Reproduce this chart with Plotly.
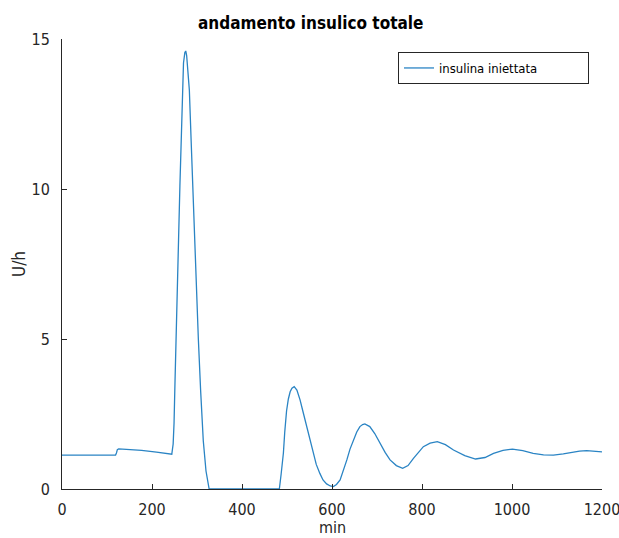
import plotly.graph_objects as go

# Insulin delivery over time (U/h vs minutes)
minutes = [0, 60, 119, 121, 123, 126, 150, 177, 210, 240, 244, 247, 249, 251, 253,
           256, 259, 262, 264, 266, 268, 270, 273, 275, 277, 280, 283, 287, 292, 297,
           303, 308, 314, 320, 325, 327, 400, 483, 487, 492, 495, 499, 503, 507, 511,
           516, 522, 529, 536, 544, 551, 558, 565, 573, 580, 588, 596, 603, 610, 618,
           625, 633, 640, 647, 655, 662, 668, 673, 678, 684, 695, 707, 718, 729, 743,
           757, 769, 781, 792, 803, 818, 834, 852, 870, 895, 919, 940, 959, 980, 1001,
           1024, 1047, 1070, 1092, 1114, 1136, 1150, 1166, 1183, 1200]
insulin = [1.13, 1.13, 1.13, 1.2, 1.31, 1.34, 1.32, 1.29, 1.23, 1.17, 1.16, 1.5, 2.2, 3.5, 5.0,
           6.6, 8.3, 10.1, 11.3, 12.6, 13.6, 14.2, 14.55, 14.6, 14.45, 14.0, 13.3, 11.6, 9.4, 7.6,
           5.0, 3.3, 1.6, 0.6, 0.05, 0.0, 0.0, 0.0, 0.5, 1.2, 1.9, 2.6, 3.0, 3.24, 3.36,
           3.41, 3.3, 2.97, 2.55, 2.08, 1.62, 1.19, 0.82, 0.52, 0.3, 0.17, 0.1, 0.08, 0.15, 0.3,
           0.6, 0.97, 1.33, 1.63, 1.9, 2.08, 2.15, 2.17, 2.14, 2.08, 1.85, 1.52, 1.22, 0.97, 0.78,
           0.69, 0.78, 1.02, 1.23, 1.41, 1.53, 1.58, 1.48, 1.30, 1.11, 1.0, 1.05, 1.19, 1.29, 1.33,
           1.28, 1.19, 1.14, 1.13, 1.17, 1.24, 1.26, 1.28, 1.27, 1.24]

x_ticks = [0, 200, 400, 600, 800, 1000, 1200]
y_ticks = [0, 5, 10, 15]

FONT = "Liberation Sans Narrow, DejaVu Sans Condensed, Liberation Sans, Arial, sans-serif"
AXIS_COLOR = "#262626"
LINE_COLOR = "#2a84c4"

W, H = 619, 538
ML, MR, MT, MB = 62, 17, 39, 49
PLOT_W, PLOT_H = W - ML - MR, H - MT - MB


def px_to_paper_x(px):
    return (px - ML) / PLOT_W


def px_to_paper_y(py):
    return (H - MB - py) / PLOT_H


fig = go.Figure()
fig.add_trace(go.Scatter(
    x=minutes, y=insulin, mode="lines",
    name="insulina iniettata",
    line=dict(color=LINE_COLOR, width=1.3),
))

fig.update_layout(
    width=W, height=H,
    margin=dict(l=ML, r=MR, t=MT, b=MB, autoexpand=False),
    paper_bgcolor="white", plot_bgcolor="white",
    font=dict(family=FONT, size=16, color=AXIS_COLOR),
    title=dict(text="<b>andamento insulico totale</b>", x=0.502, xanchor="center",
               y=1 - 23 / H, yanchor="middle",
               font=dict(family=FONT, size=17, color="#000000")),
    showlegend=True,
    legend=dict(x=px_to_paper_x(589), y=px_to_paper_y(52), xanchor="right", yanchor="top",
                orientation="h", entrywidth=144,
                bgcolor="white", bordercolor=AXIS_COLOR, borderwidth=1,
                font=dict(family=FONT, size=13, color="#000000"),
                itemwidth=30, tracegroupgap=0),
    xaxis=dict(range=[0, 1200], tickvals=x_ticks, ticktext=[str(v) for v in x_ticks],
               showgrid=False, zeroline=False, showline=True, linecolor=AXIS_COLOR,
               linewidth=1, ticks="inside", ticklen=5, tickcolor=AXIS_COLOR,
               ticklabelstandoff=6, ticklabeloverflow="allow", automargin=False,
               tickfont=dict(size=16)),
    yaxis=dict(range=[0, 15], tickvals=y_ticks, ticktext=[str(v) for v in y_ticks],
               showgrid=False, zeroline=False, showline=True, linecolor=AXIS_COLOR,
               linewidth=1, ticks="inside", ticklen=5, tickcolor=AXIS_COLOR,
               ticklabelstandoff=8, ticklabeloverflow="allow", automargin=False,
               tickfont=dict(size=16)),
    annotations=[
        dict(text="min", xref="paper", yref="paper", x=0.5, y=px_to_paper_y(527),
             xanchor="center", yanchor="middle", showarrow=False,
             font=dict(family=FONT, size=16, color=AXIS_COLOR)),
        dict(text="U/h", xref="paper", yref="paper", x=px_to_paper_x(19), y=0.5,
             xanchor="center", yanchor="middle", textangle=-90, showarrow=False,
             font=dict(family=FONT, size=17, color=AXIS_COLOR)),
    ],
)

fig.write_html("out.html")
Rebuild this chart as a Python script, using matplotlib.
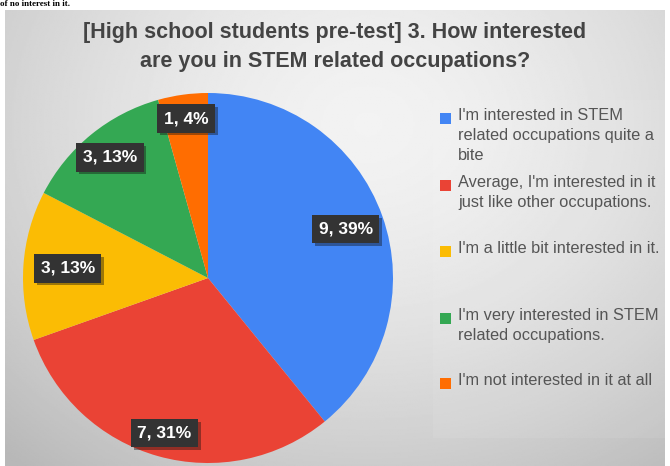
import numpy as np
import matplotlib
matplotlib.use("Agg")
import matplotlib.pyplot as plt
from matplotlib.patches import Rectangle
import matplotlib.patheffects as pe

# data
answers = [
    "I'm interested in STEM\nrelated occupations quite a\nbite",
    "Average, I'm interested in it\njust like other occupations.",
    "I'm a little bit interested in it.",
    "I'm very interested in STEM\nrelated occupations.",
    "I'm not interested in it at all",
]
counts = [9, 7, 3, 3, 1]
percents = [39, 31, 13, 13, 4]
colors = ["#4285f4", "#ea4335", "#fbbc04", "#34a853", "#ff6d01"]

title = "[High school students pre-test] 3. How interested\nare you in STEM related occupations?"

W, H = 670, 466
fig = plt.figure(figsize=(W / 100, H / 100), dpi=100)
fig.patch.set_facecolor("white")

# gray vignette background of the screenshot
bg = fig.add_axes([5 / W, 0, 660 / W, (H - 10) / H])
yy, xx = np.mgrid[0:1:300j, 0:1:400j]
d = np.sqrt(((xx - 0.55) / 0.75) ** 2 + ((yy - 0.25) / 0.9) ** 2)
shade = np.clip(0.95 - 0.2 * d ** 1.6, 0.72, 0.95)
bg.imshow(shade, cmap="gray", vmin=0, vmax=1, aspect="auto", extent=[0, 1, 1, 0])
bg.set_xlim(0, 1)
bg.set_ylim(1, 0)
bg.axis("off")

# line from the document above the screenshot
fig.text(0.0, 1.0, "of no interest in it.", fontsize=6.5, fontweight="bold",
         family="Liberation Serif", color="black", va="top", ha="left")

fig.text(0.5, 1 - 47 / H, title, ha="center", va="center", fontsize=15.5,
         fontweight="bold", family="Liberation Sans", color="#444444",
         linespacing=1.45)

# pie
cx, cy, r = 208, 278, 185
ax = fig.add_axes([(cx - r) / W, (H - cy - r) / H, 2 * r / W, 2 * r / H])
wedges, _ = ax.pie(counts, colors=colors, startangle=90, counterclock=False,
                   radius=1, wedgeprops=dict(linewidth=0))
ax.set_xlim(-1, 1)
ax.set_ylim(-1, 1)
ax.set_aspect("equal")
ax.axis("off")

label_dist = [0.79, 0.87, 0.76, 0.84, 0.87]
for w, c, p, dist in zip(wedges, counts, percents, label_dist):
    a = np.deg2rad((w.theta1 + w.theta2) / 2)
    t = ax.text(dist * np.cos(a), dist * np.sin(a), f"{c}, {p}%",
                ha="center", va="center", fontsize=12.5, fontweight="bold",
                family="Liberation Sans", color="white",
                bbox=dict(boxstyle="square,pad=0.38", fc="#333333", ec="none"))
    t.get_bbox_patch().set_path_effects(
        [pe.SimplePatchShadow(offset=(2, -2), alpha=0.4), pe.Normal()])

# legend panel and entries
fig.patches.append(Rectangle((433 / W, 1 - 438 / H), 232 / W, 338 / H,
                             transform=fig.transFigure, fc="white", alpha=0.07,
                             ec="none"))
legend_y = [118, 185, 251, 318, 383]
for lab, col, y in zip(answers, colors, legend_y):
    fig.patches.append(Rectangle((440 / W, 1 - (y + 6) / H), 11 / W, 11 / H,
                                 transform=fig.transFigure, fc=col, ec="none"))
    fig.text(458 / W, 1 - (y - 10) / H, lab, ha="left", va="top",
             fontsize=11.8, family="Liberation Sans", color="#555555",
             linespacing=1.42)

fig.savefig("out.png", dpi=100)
————————
Directive: Take the records from their first line through the line containing "import plotly.graph_objects as go" and please return exactly those lines, both ends included, minus the pictures.

Exercise answer:
Reproduce this chart with Plotly.
import plotly.graph_objects as go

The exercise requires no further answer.